PROBLEM REQUIREMENTS –
Write each line of the material exactly as given, from the top through the line that contains "49.29, 50.92, 49.29]", and omit all pictures.

STORED DATA –
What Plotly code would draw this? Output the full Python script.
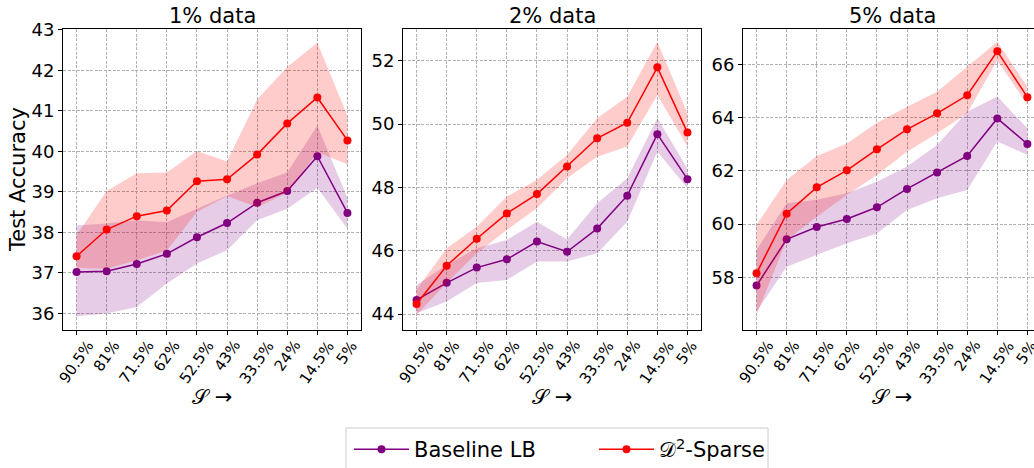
import plotly.graph_objects as go

sparsity_labels = ['90.5%', '81%', '71.5%', '62%', '52.5%', '43%', '33.5%', '24%', '14.5%', '5%']
x_idx = list(range(len(sparsity_labels)))

panel_titles = ['1% data', '2% data', '5% data']

# Panel 1 (1% data)
base1_mean = [37.02, 37.04, 37.22, 37.47, 37.88, 38.23, 38.73, 39.02, 39.88, 38.48]
base1_up = [38.17, 38.22, 38.30, 38.25, 38.58, 38.91, 39.21, 39.48, 40.64, 38.85]
base1_lo = [35.93, 36.00, 36.16, 36.74, 37.23, 37.56, 38.30, 38.58, 39.10, 38.09]
d2_1_mean = [37.41, 38.07, 38.40, 38.54, 39.26, 39.31, 39.92, 40.69, 41.33, 40.27]
d2_1_up = [37.93, 39.02, 39.46, 39.48, 40.01, 39.75, 41.28, 42.08, 42.68, 40.88]
d2_1_lo = [37.12, 37.10, 37.31, 37.55, 38.50, 38.90, 38.62, 38.98, 39.98, 39.68]

# Panel 2 (2% data)
base2_mean = [44.45, 44.99, 45.47, 45.73, 46.29, 45.97, 46.70, 47.74, 49.68, 48.26]
base2_up = [44.92, 45.55, 46.08, 46.34, 46.92, 46.36, 47.50, 48.29, 50.18, 48.60]
base2_lo = [44.03, 44.40, 44.98, 45.08, 45.66, 45.66, 45.92, 46.92, 49.13, 47.97]
d2_2_mean = [44.32, 45.53, 46.38, 47.18, 47.79, 48.66, 49.55, 50.04, 51.79, 49.73]
d2_2_up = [44.77, 46.08, 46.76, 47.71, 48.24, 49.02, 50.18, 50.86, 52.60, 50.34]
d2_2_lo = [43.98, 44.98, 45.92, 46.66, 47.34, 48.29, 48.97, 49.29, 50.92, 49.29]

# Panel 3 (5% data)
base3_mean = [57.69, 59.43, 59.89, 60.19, 60.63, 61.32, 61.94, 62.56, 63.97, 63.01]
base3_up = [59.03, 60.78, 60.91, 61.16, 61.59, 62.16, 62.97, 64.22, 64.79, 63.60]
base3_lo = [56.71, 58.40, 58.84, 59.28, 59.65, 60.53, 60.97, 61.28, 63.10, 62.60]
d2_3_mean = [58.15, 60.39, 61.38, 62.02, 62.81, 63.56, 64.16, 64.84, 66.49, 64.77]
d2_3_up = [59.97, 61.66, 62.56, 63.03, 63.81, 64.41, 64.97, 65.91, 66.85, 65.16]
d2_3_lo = [56.59, 59.40, 60.28, 61.09, 61.84, 62.72, 63.41, 64.16, 66.16, 64.47]

panels = [
    (base1_mean, base1_up, base1_lo, d2_1_mean, d2_1_up, d2_1_lo),
    (base2_mean, base2_up, base2_lo, d2_2_mean, d2_2_up, d2_2_lo),
    (base3_mean, base3_up, base3_lo, d2_3_mean, d2_3_up, d2_3_lo),
]

W, H = 1034, 468
x_domains_px = [(63, 361), (403, 701), (743, 1034)]
y_top_px, y_bot_px = 29, 330
y_ranges = [(35.59, 43.02), (43.5, 53.0), (56.02, 67.33)]
y_dticks = [1, 2, 2]
x_ranges = [(-0.45, 9.45), (-0.45, 9.45), (-0.45, 9.22)]

PURPLE = '#800080'
RED = '#ff0000'
FONT = 'DejaVu Sans'
GRID_DASH = '3px,1.5px'

fig = go.Figure()

for i, (bm, bu, bl, dm, du, dl) in enumerate(panels):
    xa = 'x' if i == 0 else f'x{i+1}'
    ya = 'y' if i == 0 else f'y{i+1}'
    fig.add_trace(go.Scatter(x=x_idx + x_idx[::-1], y=bu + bl[::-1], fill='toself',
                             fillcolor='rgba(128,0,128,0.2)', line=dict(width=0),
                             mode='lines', hoverinfo='skip', showlegend=False, xaxis=xa, yaxis=ya))
    fig.add_trace(go.Scatter(x=x_idx, y=bm, mode='lines+markers', name='Baseline LB',
                             line=dict(color=PURPLE, width=1.5), marker=dict(color=PURPLE, size=8),
                             showlegend=(i == 0), legendrank=1, xaxis=xa, yaxis=ya))
    fig.add_trace(go.Scatter(x=x_idx + x_idx[::-1], y=du + dl[::-1], fill='toself',
                             fillcolor='rgba(255,0,0,0.2)', line=dict(width=0),
                             mode='lines', hoverinfo='skip', showlegend=False, xaxis=xa, yaxis=ya))
    fig.add_trace(go.Scatter(x=x_idx, y=dm, mode='lines+markers', name='𝒟<sup>2</sup>-Sparse',
                             line=dict(color=RED, width=1.5), marker=dict(color=RED, size=8),
                             showlegend=(i == 0), legendrank=2, xaxis=xa, yaxis=ya))

layout = dict(
    width=W, height=H, margin=dict(l=0, r=0, t=0, b=0, autoexpand=False),
    plot_bgcolor='white', paper_bgcolor='white',
    font=dict(family=FONT, color='black'),
    showlegend=True,
    legend=dict(orientation='h', x=349 / W, xanchor='left', y=1 - 429 / H, yanchor='top',
                font=dict(size=21, family=FONT), borderwidth=0,
                bgcolor='rgba(0,0,0,0)', itemwidth=55, entrywidth=175, entrywidthmode='pixels'),
    shapes=[dict(type='rect', xref='paper', yref='paper', x0=346 / W, x1=768 / W,
                 y0=1 - 428 / H, y1=-0.05, line=dict(color='#cccccc', width=1),
                 fillcolor='white', layer='below')],
)

annotations = []
for i in range(3):
    sfx = '' if i == 0 else str(i + 1)
    xa = 'x' + sfx
    x0, x1 = x_domains_px[i]
    layout['xaxis' + sfx] = dict(
        domain=[x0 / W, min(x1 / W, 1.0)], range=list(x_ranges[i]), anchor='y' + sfx,
        tickmode='array', tickvals=x_idx, ticktext=sparsity_labels, showticklabels=False,
        ticks='outside', ticklen=4, tickcolor='black', automargin=False,
        showgrid=True, gridcolor='#b0b0b0', griddash=GRID_DASH, gridwidth=0.8,
        showline=True, linecolor='black', linewidth=1, mirror=True, zeroline=False,
    )
    layout['yaxis' + sfx] = dict(
        domain=[1 - y_bot_px / H, 1 - y_top_px / H], range=list(y_ranges[i]), anchor='x' + sfx,
        dtick=y_dticks[i], tickfont=dict(size=18), ticks='outside', ticklen=4, tickcolor='black',
        automargin=False,
        showgrid=True, gridcolor='#b0b0b0', griddash=GRID_DASH, gridwidth=0.8,
        showline=True, linecolor='black', linewidth=1, mirror=(i < 2), zeroline=False,
    )
    cx = ((x0 + x0 + 298) / 2) / W
    annotations.append(dict(text=panel_titles[i], x=cx, xref='paper', y=1 - 16 / H, yref='paper',
                            showarrow=False, font=dict(size=21), xanchor='center', yanchor='middle'))
    annotations.append(dict(text='𝒮 →', x=cx, xref='paper', y=1 - 397 / H, yref='paper',
                            showarrow=False, font=dict(size=21), xanchor='center', yanchor='middle'))
    for xi, lab in zip(x_idx, sparsity_labels):
        annotations.append(dict(text=lab, x=xi, xref=xa, y=1 - 336 / H, yref='paper',
                                showarrow=False, font=dict(size=15), textangle=-55,
                                xanchor='center', yanchor='top', borderpad=0))

annotations.append(dict(text='Test Accuracy', x=18 / W, xref='paper', y=1 - 180 / H, yref='paper',
                        showarrow=False, font=dict(size=21), textangle=-90,
                        xanchor='center', yanchor='middle'))
layout['annotations'] = annotations
fig.update_layout(**layout)

fig.write_html('out.html')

REPLY –
What Plotly code would draw this? Output the full Python script.
import plotly.graph_objects as go

sparsity_labels = ['90.5%', '81%', '71.5%', '62%', '52.5%', '43%', '33.5%', '24%', '14.5%', '5%']
x_idx = list(range(len(sparsity_labels)))

panel_titles = ['1% data', '2% data', '5% data']

# Panel 1 (1% data)
base1_mean = [37.02, 37.04, 37.22, 37.47, 37.88, 38.23, 38.73, 39.02, 39.88, 38.48]
base1_up = [38.17, 38.22, 38.30, 38.25, 38.58, 38.91, 39.21, 39.48, 40.64, 38.85]
base1_lo = [35.93, 36.00, 36.16, 36.74, 37.23, 37.56, 38.30, 38.58, 39.10, 38.09]
d2_1_mean = [37.41, 38.07, 38.40, 38.54, 39.26, 39.31, 39.92, 40.69, 41.33, 40.27]
d2_1_up = [37.93, 39.02, 39.46, 39.48, 40.01, 39.75, 41.28, 42.08, 42.68, 40.88]
d2_1_lo = [37.12, 37.10, 37.31, 37.55, 38.50, 38.90, 38.62, 38.98, 39.98, 39.68]

# Panel 2 (2% data)
base2_mean = [44.45, 44.99, 45.47, 45.73, 46.29, 45.97, 46.70, 47.74, 49.68, 48.26]
base2_up = [44.92, 45.55, 46.08, 46.34, 46.92, 46.36, 47.50, 48.29, 50.18, 48.60]
base2_lo = [44.03, 44.40, 44.98, 45.08, 45.66, 45.66, 45.92, 46.92, 49.13, 47.97]
d2_2_mean = [44.32, 45.53, 46.38, 47.18, 47.79, 48.66, 49.55, 50.04, 51.79, 49.73]
d2_2_up = [44.77, 46.08, 46.76, 47.71, 48.24, 49.02, 50.18, 50.86, 52.60, 50.34]
d2_2_lo = [43.98, 44.98, 45.92, 46.66, 47.34, 48.29, 48.97, 49.29, 50.92, 49.29]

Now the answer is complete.